Belarus leader tells Cabinet to stop 'bowing' to Russia

MOSCOW, May 29 (RIA Novosti) - Belarus's president told his Cabinet ministers on Friday to stop bowing down to Russia and seek partners in other countries after a dispute over a $500 million loan.

"If things go wrong with Russia, do not bow down [to it], do not whine and weep, seek fortune in a different part of the globe," Alexander Lukashenko told a Cabinet session in the capital, Minsk.

The statement came after talks with Russian Prime Minister Vladimir Putin and Finance Minister Alexei Kudrin on Thursday, when the two countries failed to agree on the last $500 million tranche of a stabilization loan to Minsk.

Kudrin said on Thursday that Belarus had refused to accept the money in Russian rubles, and had asked for U.S. dollars. He also criticized Minsk's economic policies, saying that the ex-Soviet republic was spending too much of its gold and foreign currency reserves to keep the exchange rate stable.

Lukashenko accused Kudrin of taking sides with Belarus's opposition, whom he said have been "funded by the West," and pointed to Russia's own economic failures.

He also claimed said Kudrin's critical remarks had been agreed on with Putin.

Last year, Lukashenko secured a $2 billion loan from Russia to help the economy against the backdrop of the global financial crisis and a deal to receive Russian natural gas at a subsidized price. Belarus received the first $1 billion in November 2008. In March 2009, the country received another $500 million.

However, relations between Moscow and Minsk have repeatedly been strained in recent years, largely due to Russia raising its gas prices.

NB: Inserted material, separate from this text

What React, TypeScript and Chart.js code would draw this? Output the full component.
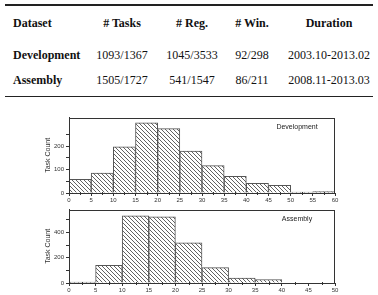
import React, { useEffect, useRef } from "react";
import { Chart, registerables } from "chart.js";
Chart.register(...registerables);

const tableHeaders = ["Dataset", "# Tasks", "# Reg.", "# Win.", "Duration"];
const datasetNames = ["Development", "Assembly"];
const taskValues = ["1093/1367", "1505/1727"];
const regValues = ["1045/3533", "541/1547"];
const winValues = ["92/298", "86/211"];
const durationValues = ["2003.10-2013.02", "2008.11-2013.03"];

const devBinStarts = [0, 5, 10, 15, 20, 25, 30, 35, 40, 45, 50, 55];
const devCounts = [58, 85, 197, 300, 275, 179, 117, 71, 41, 33, 4, 6];
const asmBinStarts = [0, 5, 10, 15, 20, 25, 30, 35, 40, 45];
const asmCounts = [7, 140, 530, 522, 318, 121, 38, 28, 0, 0];
const binWidth = 5;

const FONT = "'Liberation Serif', 'Times New Roman', serif";
const SANS = "'Liberation Sans', Arial, sans-serif";

function makeHatch(): CanvasPattern | string {
  const c = document.createElement("canvas");
  c.width = 4;
  c.height = 4;
  const g = c.getContext("2d");
  if (!g) return "#ccc";
  g.fillStyle = "#fff";
  g.fillRect(0, 0, 4, 4);
  g.strokeStyle = "#3a3a3a";
  g.lineWidth = 0.8;
  g.beginPath();
  g.moveTo(-1, -1);
  g.lineTo(5, 5);
  g.moveTo(3, -1);
  g.lineTo(5, 1);
  g.moveTo(-1, 3);
  g.lineTo(1, 5);
  g.stroke();
  const p = g.createPattern(c, "repeat");
  return p || "#ccc";
}

type HistProps = {
  starts: number[];
  counts: number[];
  xMax: number;
  yMax: number;
  yMinorStep: number;
  yLabelStep: number;
  label: string;
  top: number;
  height: number;
};

function Histogram({ starts, counts, xMax, yMax, yMinorStep, yLabelStep, label, top, height }: HistProps) {
  const ref = useRef<HTMLCanvasElement | null>(null);
  useEffect(() => {
    if (!ref.current) return;
    const framePlugin = {
      id: "frame",
      afterDraw(chart: any) {
        const { ctx, chartArea } = chart;
        const xs = chart.scales.x;
        ctx.save();
        ctx.strokeStyle = "#333";
        ctx.lineWidth = 1;
        ctx.strokeRect(
          Math.round(chartArea.left) + 0.5,
          Math.round(chartArea.top) + 0.5,
          Math.round(chartArea.right - chartArea.left) - 1,
          Math.round(chartArea.bottom - chartArea.top)
        );
        // minor x ticks
        ctx.beginPath();
        for (let v = binWidth / 2; v < xMax; v += binWidth) {
          const px = Math.round(xs.getPixelForValue(v)) + 0.5;
          ctx.moveTo(px, chartArea.bottom - 1);
          ctx.lineTo(px, chartArea.bottom + 2);
        }
        ctx.stroke();
        ctx.fillStyle = "#222";
        ctx.font = "7px " + SANS;
        ctx.textAlign = "center";
        ctx.textBaseline = "middle";
        ctx.fillText(label, 257, chartArea.top + 9);
        ctx.restore();
      },
    };
    const chart = new Chart(ref.current, {
      type: "bar",
      data: {
        datasets: [
          {
            data: starts.map((s, i) => ({ x: s + binWidth / 2, y: counts[i] })),
            backgroundColor: makeHatch() as any,
            borderColor: "#555",
            borderWidth: 1,
            barPercentage: 1,
            categoryPercentage: 1,
          },
        ],
      },
      options: {
        responsive: false,
        animation: false,
        devicePixelRatio: 1,
        layout: { padding: { top: 3, right: 5, left: 0, bottom: 0 } },
        plugins: { legend: { display: false }, tooltip: { enabled: false }, title: { display: false } },
        scales: {
          x: {
            type: "linear",
            offset: false,
            min: 0,
            max: xMax,
            grid: { offset: false, drawOnChartArea: false, drawTicks: true, tickLength: 3, tickColor: "#333" },
            border: { color: "#333" },
            ticks: {
              stepSize: binWidth,
              autoSkip: false,
              maxRotation: 0,
              padding: 1,
              color: "#333",
              font: { family: SANS, size: 6 },
            },
            afterFit: (scale: any) => {
              scale.height = 10;
            },
          },
          y: {
            min: 0,
            max: yMax,
            grid: { drawOnChartArea: false, drawTicks: true, tickLength: 3, tickColor: "#333" },
            border: { color: "#333" },
            title: { display: true, text: "Task Count", color: "#333", font: { family: SANS, size: 7 }, padding: 4 },
            ticks: {
              stepSize: yMinorStep,
              autoSkip: false,
              padding: 2,
              color: "#333",
              font: { family: SANS, size: 6 },
              callback: (v: any) => (Number(v) % yLabelStep === 0 ? String(v) : ""),
            },
            afterBuildTicks: (scale: any) => {
              scale.ticks = scale.ticks.filter((t: any) => t.value % yMinorStep === 0);
            },
            afterFit: (scale: any) => {
              scale.width = 29;
            },
          },
        },
      },
      plugins: [framePlugin],
    } as any);
    return () => chart.destroy();
  }, []);
  return (
    <canvas
      ref={ref}
      width={300}
      height={height}
      style={{ position: "absolute", left: 40, top, width: 300, height }}
    />
  );
}

const colCenters = [0, 122, 192, 252, 329];

function Cell({ text, x, y, bold, left }: { text: string; x: number; y: number; bold?: boolean; left?: boolean }) {
  return (
    <div
      style={{
        position: "absolute",
        left: left ? x : x - 100,
        width: left ? undefined : 200,
        top: y - 8,
        height: 16,
        lineHeight: "16px",
        textAlign: left ? "left" : "center",
        fontFamily: FONT,
        fontSize: 12,
        fontWeight: bold ? "bold" : "normal",
        color: "#111",
        whiteSpace: "nowrap",
      }}
    >
      {text}
    </div>
  );
}

export default function App() {
  const rows = datasetNames.map((n, i) => [n, taskValues[i], regValues[i], winValues[i], durationValues[i]]);
  const rowY = [55, 80];
  return (
    <div style={{ position: "fixed", left: 0, top: 0, width: 378, height: 295, background: "#fff", overflow: "hidden" }}>
      <div style={{ position: "absolute", left: 5, width: 368, top: 4, height: 1.5, background: "#222" }} />
      <div style={{ position: "absolute", left: 5, width: 368, top: 95.5, height: 1.5, background: "#222" }} />
      {tableHeaders.map((h, j) => (
        <Cell key={"h" + j} text={h} x={j === 0 ? 13 : colCenters[j]} y={23} bold left={j === 0} />
      ))}
      {rows.map((r, i) =>
        r.map((t, j) => (
          <Cell key={i + "-" + j} text={t} x={j === 0 ? 13 : colCenters[j]} y={rowY[i]} bold={j === 0} left={j === 0} />
        ))
      )}
      <Histogram starts={devBinStarts} counts={devCounts} xMax={60} yMax={322} yMinorStep={50} yLabelStep={100} label="Development" top={112} height={91} />
      <Histogram starts={asmBinStarts} counts={asmCounts} xMax={50} yMax={580} yMinorStep={100} yLabelStep={200} label="Assembly" top={204} height={89} />
    </div>
  );
}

Lukashenko, who has run Belarus since 1994 and was once dubbed "Europe's last dictator" by Washington, has moved to rebuild ties with the West, freeing several political prisoners last year in line with EU demands.

The European Union has suspended a travel ban on the Belarusian leader, and the country has been invited to join the EU's Eastern Partnership program, seen by many as designed to curb Russia's influence on the six former Soviet republics - Ukraine, Georgia, Azerbaijan, Armenia, Moldova and Belarus - included in the scheme.